FEMA Chief Joins Aerial Survey of Tennessee

Craig Fugate, the administrator of the Federal Emergency Management Agency, was one of the officials who flew over flooded parts of Tennessee Monday. He says it will be hard to put a dollar value on the damage.

“You know, it’s bad, and my experience tells me that with flood damages, because you’re so focused on response, you’re still going to probably be several days in discovering how bad it is. But we’re not going to wait until everything is counted up. We’re going to act upon the governor’s request that he put in today.”

Governor Phil Bredesen actually handed the paperwork for a federal declaration of disaster status to the regional administrator for FEMA, Phil May. Fugate, the chief in D.C., says the agency will act expeditiously.

Disaster status helps to soften financial damages that follow such a natural event. Fugate says it offers access to not only to FEMA programs but also those from the Small Business Administration.

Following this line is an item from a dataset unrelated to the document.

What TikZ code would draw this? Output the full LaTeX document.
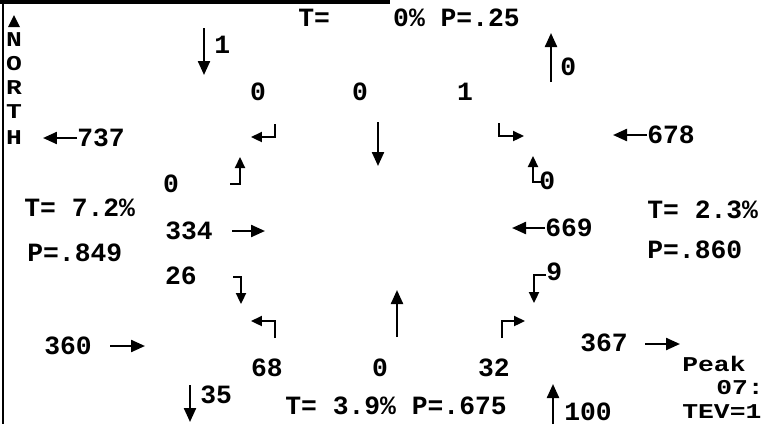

“That will provide assistance to people who had uninsured losses, but it also brings Small Business Administration disaster loans, and this is going to be really important for the business community, in that the FEMA grant programs only are for individuals, if that’s approved, but the small Business Administration disaster loans provide low-interest loans both for homeowners and for businesses impacted in this flood.”

The FEMA boss says he saw many industrial areas hit by the severe flooding on his flight in from the western part of the state.